Abstract

Multiphase buck converters find widespread ap-plications in automotive, mobile phones, and other portable devices for energy-efficient power management for high computational processors, in which fixed-frequency current mode control (CMC) is frequently used in many commercial products. In this context, a mixed-signal CMC (MCMC) architecture remains an attractive solution with fast changing (phase) current feedback loops in the analog domain for current balancing and voltage controller in the digital domain for real-time controller tuning. In existing MCMC, the output voltage is sampled once per switching cycle clock using a uniform sampling clock. This paper shows that a higher proportional (voltage) controller gain while achieving fast transient performance leads to fast-scale instability with duty ratio saturation, resulting in much higher ripple parameters and RMS current with higher conduction losses.
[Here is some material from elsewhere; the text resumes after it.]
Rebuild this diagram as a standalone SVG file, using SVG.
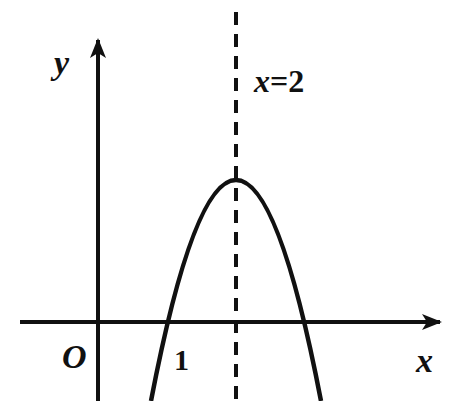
<svg xmlns="http://www.w3.org/2000/svg" width="450" height="401" viewBox="0 0 450 401">
<defs>
<marker id="arr" viewBox="0 0 20 16" refX="18" refY="8" markerWidth="20" markerHeight="16" markerUnits="userSpaceOnUse" orient="auto">
<path d="M0,0 L20,8 L0,16 L5,8 Z" fill="#111"/>
</marker>
</defs>
<style>
.ax{stroke:#111;stroke-width:4;fill:none}
.cv{stroke:#111;stroke-width:4.5;fill:none}
.ds{stroke:#111;stroke-width:4;stroke-dasharray:13 9;fill:none}
.t{font-family:"Liberation Serif",serif;font-style:italic;font-weight:bold;fill:#111}
.n{font-family:"Liberation Serif",serif;font-weight:bold;fill:#111}
</style>
<rect width="450" height="401" fill="#fff"/>
<g id="connectors">
<line class="ax" x1="20" y1="322" x2="440" y2="322" marker-end="url(#arr)"/>
<line class="ax" x1="98" y1="401" x2="98" y2="40" marker-end="url(#arr)"/>
<line class="ds" x1="236" y1="12" x2="236" y2="401"/>
</g>
<g id="curve">
<path class="cv" d="M151,401 Q236,-41 321,401"/>
</g>
<g id="labels">
<text class="t" x="54" y="74" font-size="34">y</text>
<text class="t" x="254" y="92" font-size="32">x<tspan class="n" font-style="normal">=2</tspan></text>
<text class="t" x="62" y="368" font-size="34">O</text>
<text class="n" x="174" y="370" font-size="30">1</text>
<text class="t" x="416" y="372" font-size="34">x</text>
</g>
</svg>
Further, an event-based (voltage) sampling technique is proposed, which significantly enhances the stability boundary and achieves a fast transient response. With the DAC output, programmable voltage biasing is considered to generate customized current references for individual phases for asymmetric phase current balancing reducing conduction loss in the case of widely varying per-phase DC equivalent resistance. A discrete-time PI voltage controller is considered, and a comparative study of fast-scale stability and transient performance is carried out using uniform and event-based voltage-loop sampling methods. The improved performance using the latter is demonstrated using simulation results. A four-phase buck converter prototype is fabricated, and tested and experimental results are presented.